▶ DATASET RECORDS:
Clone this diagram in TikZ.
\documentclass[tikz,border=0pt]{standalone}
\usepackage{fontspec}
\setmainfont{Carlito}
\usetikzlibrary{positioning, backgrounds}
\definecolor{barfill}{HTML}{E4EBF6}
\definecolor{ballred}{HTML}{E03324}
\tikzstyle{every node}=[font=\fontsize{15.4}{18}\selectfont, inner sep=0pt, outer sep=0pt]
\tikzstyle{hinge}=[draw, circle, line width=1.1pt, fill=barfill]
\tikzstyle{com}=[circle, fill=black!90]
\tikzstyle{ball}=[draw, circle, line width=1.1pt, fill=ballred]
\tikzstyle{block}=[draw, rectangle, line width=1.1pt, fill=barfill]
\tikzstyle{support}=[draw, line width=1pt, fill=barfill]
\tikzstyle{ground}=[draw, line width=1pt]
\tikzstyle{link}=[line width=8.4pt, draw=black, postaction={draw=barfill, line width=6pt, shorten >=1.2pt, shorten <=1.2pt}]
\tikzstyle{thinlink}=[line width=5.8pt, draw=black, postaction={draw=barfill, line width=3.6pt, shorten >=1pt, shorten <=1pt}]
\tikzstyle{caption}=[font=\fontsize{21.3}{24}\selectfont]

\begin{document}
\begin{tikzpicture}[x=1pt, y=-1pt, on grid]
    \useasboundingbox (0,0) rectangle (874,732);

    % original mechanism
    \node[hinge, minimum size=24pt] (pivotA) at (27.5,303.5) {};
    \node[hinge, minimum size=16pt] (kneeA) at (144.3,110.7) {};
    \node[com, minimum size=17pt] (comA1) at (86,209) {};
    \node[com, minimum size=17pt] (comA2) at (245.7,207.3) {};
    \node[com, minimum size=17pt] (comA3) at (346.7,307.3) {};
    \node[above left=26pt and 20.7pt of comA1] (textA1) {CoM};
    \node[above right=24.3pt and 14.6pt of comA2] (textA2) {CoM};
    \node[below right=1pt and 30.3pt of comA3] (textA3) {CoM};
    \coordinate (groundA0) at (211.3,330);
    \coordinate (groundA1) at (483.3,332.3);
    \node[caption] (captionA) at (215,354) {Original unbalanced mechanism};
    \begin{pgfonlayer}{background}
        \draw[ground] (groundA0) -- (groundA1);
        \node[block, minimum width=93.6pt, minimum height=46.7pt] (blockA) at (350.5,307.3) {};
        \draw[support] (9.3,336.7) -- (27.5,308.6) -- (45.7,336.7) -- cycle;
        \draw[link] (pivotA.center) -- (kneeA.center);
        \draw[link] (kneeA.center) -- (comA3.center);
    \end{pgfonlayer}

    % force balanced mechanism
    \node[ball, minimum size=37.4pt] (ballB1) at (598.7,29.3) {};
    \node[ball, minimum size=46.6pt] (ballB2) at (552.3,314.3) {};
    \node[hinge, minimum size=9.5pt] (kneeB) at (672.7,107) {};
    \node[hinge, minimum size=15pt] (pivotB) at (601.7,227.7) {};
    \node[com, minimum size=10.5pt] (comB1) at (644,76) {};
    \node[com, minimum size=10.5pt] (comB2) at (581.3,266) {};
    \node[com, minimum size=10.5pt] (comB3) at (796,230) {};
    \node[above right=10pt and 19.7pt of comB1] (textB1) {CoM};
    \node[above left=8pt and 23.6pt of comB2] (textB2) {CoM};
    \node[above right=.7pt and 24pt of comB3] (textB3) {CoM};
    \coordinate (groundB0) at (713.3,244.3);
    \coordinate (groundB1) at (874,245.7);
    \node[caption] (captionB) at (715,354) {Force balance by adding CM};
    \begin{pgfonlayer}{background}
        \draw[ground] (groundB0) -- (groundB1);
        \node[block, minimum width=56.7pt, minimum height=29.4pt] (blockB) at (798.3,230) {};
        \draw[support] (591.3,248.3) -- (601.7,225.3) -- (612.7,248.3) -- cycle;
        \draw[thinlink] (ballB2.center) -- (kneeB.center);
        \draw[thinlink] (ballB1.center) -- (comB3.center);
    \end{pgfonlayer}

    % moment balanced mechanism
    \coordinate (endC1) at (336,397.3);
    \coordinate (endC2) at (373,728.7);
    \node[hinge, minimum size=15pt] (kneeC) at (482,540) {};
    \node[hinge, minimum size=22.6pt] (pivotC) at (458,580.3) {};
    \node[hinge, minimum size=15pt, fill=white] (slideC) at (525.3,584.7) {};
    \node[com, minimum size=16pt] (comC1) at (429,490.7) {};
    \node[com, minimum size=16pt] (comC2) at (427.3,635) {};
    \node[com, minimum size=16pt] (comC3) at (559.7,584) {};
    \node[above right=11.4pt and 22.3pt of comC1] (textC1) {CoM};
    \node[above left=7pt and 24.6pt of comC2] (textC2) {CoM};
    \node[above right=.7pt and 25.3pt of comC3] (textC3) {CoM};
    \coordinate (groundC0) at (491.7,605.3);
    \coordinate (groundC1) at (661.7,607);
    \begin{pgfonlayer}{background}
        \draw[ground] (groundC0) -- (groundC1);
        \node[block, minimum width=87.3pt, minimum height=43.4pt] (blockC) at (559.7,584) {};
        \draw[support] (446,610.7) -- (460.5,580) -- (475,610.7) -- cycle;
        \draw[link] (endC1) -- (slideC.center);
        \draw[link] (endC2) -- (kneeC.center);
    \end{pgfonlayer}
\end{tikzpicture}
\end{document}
--
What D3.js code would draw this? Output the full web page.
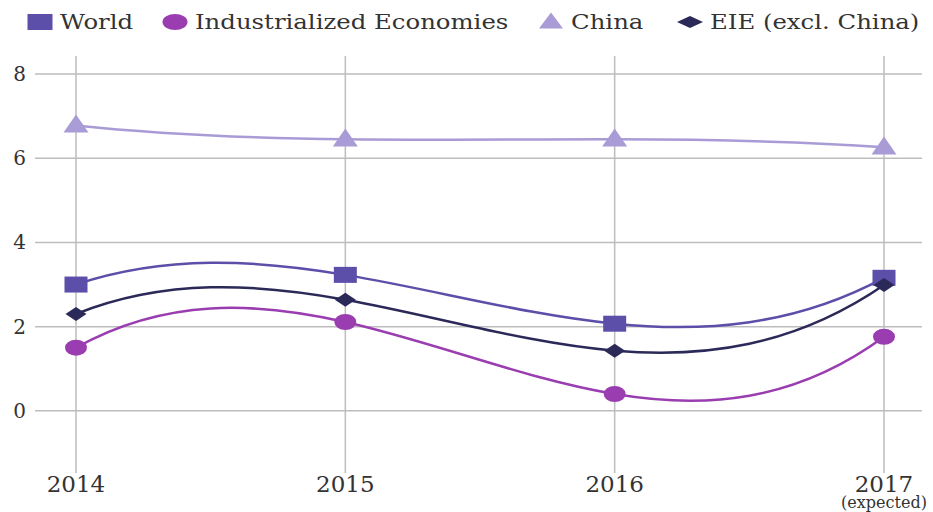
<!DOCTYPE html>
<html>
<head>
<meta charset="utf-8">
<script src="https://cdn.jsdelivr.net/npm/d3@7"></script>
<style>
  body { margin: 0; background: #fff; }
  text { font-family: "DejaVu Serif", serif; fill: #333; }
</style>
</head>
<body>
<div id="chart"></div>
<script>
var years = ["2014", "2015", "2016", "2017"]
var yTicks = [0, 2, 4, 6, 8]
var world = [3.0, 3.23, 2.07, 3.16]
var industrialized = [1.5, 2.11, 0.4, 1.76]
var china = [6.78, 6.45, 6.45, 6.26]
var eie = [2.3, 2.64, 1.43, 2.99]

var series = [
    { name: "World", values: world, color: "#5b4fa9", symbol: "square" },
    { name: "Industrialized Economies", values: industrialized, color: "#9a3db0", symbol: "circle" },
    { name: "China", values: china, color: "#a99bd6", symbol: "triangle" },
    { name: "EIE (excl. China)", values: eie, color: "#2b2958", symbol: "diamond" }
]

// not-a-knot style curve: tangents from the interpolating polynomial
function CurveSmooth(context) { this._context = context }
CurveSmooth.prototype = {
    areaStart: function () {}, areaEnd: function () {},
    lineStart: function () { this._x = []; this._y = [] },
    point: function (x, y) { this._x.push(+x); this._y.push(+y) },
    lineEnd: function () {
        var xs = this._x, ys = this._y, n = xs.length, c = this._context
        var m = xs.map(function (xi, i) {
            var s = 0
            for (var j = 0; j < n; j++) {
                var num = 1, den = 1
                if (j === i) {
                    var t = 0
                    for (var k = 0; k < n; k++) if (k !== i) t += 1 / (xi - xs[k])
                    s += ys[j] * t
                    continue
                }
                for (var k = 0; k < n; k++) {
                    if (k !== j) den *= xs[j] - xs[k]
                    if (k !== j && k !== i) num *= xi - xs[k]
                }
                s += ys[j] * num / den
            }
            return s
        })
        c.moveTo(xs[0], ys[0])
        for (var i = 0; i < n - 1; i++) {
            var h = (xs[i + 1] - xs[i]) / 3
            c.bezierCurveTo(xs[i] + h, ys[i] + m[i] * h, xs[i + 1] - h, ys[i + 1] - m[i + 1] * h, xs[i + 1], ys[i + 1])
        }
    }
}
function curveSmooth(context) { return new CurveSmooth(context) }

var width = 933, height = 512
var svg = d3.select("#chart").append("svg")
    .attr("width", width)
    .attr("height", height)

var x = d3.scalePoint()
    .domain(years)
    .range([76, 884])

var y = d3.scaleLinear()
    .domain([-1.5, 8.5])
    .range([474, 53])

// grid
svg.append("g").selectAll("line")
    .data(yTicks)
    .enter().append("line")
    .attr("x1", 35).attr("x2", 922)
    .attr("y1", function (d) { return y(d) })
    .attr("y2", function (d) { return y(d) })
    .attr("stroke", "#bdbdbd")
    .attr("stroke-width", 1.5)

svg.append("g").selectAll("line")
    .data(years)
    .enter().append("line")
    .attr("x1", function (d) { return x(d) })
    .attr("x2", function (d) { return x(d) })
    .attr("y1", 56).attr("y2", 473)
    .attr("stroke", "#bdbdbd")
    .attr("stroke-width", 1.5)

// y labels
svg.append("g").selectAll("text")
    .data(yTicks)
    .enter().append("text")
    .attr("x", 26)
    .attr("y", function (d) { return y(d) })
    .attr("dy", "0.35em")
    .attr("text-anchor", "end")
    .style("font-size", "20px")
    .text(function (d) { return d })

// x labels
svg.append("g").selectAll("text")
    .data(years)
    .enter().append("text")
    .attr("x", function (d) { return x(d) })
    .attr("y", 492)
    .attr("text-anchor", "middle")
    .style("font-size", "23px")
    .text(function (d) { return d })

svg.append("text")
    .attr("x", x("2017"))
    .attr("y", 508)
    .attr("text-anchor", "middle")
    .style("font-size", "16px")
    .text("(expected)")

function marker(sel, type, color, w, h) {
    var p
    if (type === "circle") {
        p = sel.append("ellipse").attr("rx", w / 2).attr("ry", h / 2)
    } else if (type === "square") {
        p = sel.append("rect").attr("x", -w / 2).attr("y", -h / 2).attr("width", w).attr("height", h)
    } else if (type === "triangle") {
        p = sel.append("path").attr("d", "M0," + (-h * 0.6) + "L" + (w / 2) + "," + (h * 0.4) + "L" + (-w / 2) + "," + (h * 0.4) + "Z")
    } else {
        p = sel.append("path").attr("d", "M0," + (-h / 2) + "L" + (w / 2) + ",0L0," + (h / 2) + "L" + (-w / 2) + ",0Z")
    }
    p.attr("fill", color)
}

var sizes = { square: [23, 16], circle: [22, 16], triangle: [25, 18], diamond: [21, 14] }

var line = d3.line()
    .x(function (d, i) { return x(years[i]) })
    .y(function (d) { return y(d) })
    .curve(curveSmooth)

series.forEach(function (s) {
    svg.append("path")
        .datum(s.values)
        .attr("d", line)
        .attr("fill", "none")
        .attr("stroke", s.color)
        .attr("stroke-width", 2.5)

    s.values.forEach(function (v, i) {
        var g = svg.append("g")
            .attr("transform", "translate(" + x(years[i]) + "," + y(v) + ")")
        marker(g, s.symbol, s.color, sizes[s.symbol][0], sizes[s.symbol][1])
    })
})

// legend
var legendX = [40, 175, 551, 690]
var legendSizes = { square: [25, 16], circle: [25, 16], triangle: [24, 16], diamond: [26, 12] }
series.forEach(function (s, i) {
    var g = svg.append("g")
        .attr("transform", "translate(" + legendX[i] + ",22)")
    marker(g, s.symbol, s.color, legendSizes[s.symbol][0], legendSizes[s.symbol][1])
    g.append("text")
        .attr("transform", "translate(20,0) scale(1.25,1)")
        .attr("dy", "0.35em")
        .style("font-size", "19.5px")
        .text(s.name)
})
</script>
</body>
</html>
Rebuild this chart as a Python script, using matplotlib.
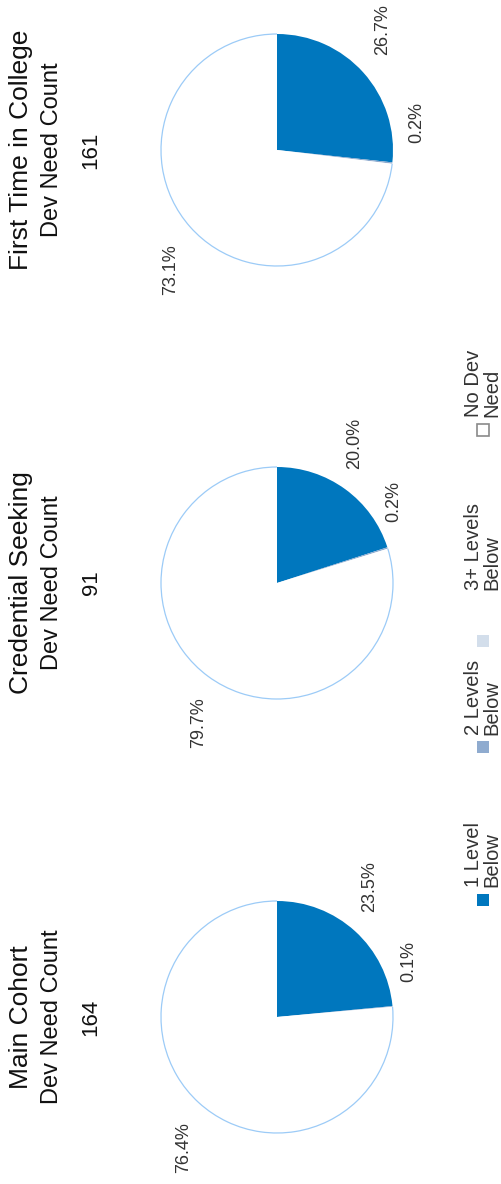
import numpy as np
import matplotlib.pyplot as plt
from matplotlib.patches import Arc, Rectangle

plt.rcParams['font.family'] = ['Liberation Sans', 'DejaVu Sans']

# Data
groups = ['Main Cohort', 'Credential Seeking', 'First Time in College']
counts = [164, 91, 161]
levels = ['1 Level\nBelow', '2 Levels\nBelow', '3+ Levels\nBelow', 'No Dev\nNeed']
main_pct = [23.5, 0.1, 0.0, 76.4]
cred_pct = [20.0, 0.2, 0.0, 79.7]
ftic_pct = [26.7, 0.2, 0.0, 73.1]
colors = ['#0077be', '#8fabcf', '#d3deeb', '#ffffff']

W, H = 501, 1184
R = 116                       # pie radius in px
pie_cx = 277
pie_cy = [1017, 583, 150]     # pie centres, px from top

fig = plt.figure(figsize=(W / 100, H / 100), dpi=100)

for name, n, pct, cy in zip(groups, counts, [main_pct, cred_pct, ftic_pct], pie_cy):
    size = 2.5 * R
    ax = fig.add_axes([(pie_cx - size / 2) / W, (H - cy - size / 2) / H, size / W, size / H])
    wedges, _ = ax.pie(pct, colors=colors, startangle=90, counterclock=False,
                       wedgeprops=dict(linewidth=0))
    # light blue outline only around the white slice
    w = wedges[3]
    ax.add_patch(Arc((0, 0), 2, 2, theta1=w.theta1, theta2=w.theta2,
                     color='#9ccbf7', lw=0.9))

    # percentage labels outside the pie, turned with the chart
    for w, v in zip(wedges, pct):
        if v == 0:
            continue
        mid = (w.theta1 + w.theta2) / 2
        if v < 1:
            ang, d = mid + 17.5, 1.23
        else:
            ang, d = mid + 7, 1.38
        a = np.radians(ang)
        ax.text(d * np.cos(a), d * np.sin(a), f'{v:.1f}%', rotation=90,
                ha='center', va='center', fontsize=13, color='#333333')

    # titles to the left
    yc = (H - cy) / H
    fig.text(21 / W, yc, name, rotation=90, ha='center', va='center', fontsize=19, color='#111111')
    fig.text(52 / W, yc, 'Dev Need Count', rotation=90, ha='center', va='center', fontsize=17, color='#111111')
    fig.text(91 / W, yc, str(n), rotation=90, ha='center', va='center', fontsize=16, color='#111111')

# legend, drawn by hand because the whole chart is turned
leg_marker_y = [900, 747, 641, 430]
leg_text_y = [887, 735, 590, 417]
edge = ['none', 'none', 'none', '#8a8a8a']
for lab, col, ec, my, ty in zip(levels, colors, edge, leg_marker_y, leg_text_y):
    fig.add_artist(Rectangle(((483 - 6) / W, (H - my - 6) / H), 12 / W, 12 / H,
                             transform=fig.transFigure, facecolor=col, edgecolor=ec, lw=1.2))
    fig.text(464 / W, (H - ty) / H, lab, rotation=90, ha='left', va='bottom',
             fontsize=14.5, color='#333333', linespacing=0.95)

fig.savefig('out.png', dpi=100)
==
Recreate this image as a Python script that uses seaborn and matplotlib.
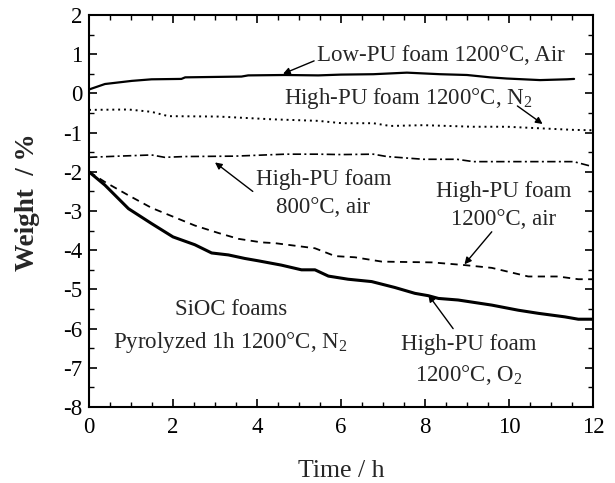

▶ PROBLEM TO SOLVE:
Repeat, exactly as they stand above, the lines from the line with "Clone this diagram in TikZ." to the line with "(0,0) rectangle (874,732);", both lines included.

▶ SOLUTION TO THIS TASK:
Clone this diagram in TikZ.
\documentclass[tikz,border=0pt]{standalone}
\usepackage{fontspec}
\setmainfont{Carlito}
\usetikzlibrary{positioning, backgrounds}
\definecolor{barfill}{HTML}{E4EBF6}
\definecolor{ballred}{HTML}{E03324}
\tikzstyle{every node}=[font=\fontsize{15.4}{18}\selectfont, inner sep=0pt, outer sep=0pt]
\tikzstyle{hinge}=[draw, circle, line width=1.1pt, fill=barfill]
\tikzstyle{com}=[circle, fill=black!90]
\tikzstyle{ball}=[draw, circle, line width=1.1pt, fill=ballred]
\tikzstyle{block}=[draw, rectangle, line width=1.1pt, fill=barfill]
\tikzstyle{support}=[draw, line width=1pt, fill=barfill]
\tikzstyle{ground}=[draw, line width=1pt]
\tikzstyle{link}=[line width=8.4pt, draw=black, postaction={draw=barfill, line width=6pt, shorten >=1.2pt, shorten <=1.2pt}]
\tikzstyle{thinlink}=[line width=5.8pt, draw=black, postaction={draw=barfill, line width=3.6pt, shorten >=1pt, shorten <=1pt}]
\tikzstyle{caption}=[font=\fontsize{21.3}{24}\selectfont]

\begin{document}
\begin{tikzpicture}[x=1pt, y=-1pt, on grid]
    \useasboundingbox (0,0) rectangle (874,732);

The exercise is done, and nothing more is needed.